Flavor Release From Food Emulsions Varying in Their Composition in Fat and Proteins and Its Effect on Flavor Perception

Acceptability of food by consumers is highly governed by its flavor (aroma and taste) perception. As has been reviewed by many authors, flavor release depends on the physicochemical composition of the food matrix.1 The presence of proteins often causes a decrease in the volatility of aroma compounds that are able to form reversible or irreversible binding.2 The strength of the interactions is highly dependent on the nature of both the aroma and the protein.3 Fat has a significant effect on the partition of volatile compounds between the food and the air phase, and this effect is greater than that of proteins and thickeners.4 The volatility of aroma compounds in fat is highly dependent on the chain length and degree of nonsaturation of hydrocarbon chains.5 Fat reduction has an effect on flavor perception not only due to a lower aroma release but also due to a change in viscosity and/or tastant release.6

Food flavor, taste, and texture sensations are perceived over time during consumption, and intensity of flavor perception can change over time. The temperature of the product will, after time, equilibrate with the mouth temperature. Physical manipulations such as tongue movements, mastication, and salivary dilution will affect the product and its sensory characteristics over time.7 The classical methods of descriptive sensory analysis do not take into account this temporal dimension. For that purpose, dynamic methods such as time intensity were developed.8

This paper discusses a study on the influence of the nature of fat and protein added to model food emulsions, aroma release followed by solid-phase microextraction (SPME) measurements, and flavor perception followed by time-intensity sensory analysis.

Experimental

Preparation of the food model emulsions

Emulsions were composed of 3% milk proteins, 9% fat, and 0.5% emulsifier. Two fats were used: one partially hydrogenated palm (HP) kernel oil and an anhydrous milk fat (AMF), which was less polar. These fats were provided by Aarhus Oliefabrik A/S (Malmö, Sweden) and Lactalis industrie: Besnier-Bridel-Aliment (Bourgbarre, France), respectively. Two batches of protein were used, differing in their composition in whey proteins: a milk powder (MP) (0% fat) (Besnier-Bridel-Aliment), and a mixture of whey protein (WP) concentrate (Lacprodan DI 9224) and β-lactoglobulin (Protarmor 865, Armorproteine). 
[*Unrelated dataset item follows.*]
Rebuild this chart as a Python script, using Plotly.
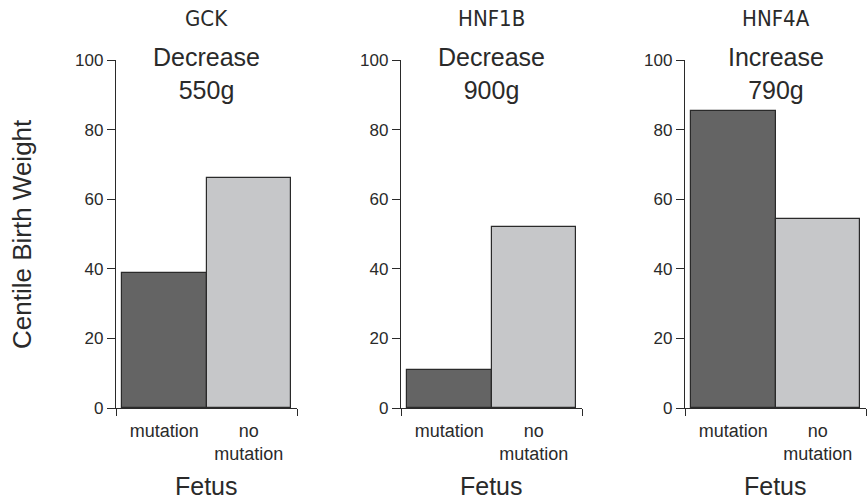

Table 1    -    Physicochemical and sensory parameters of aroma compounds

The model food emulsions were flavored with three aroma compounds that have different hydrophobicity, hexenol, diacetyl, and ethylhexanoate (Table 1), after dissolution in propylene glycol. These compounds were obtained from flavor suppliers (Food Ingredients Specialities [FIS], York, U.K.).

SPME coupled with GC-MS (SIM mode) analysis

  1. SPME sampling. Food model emulsions (5 g) were placed in 20-mL vials and allowed to equilibrate at different temperatures (10, 15, 20, and 25 °C). A 65-μm SPME fiber, polydimethyl siloxane/divinylbenzene (PDMS/DVB) (Supelco, Bellefonte, PA), was used for volatile compound sampling, using the methodology already described.3 Volatile compounds were desorbed by inserting the fiber into the GC injector, set at 250 °C for 10 min, 1 min for desorption (purge off), and 9 min for cleaning (purge on). All SPME operations were automated using an MPS2 multipurpose sampler (Gerstel Applications, Brielle, The Netherlands). Experiments were done in triplicate.
  2. GC-MSanalysis. An HP 6890 GC equipped with a split/splitless injector coupled with a 5970 mass selective detector (Hewlett Packard, Palo Alto, CA) was used. A DB-Wax fused-silica capillary column (50 m, 0.32 mm i.d., 1 μm film thickness) (J&W Scientific, Folsom, CA) was employed. The carrier gas was helium (35 cm/sec). GC oven heating was started at 50 °C, and was increased to 220 °C at a rate of 5 °C/min. The total analysis time was 39 min. The injector was constantly maintained at 250 °C. The mass spectrometer was operated in the mass range 29–300 at a scan rate of 1.89 sec/scan. Quantification was performed in selective ion monitoring (SIM) mode. The selected and specific ions were 43 for diacetyl, 101 for ethylhexanoate, and 82 for hexenol.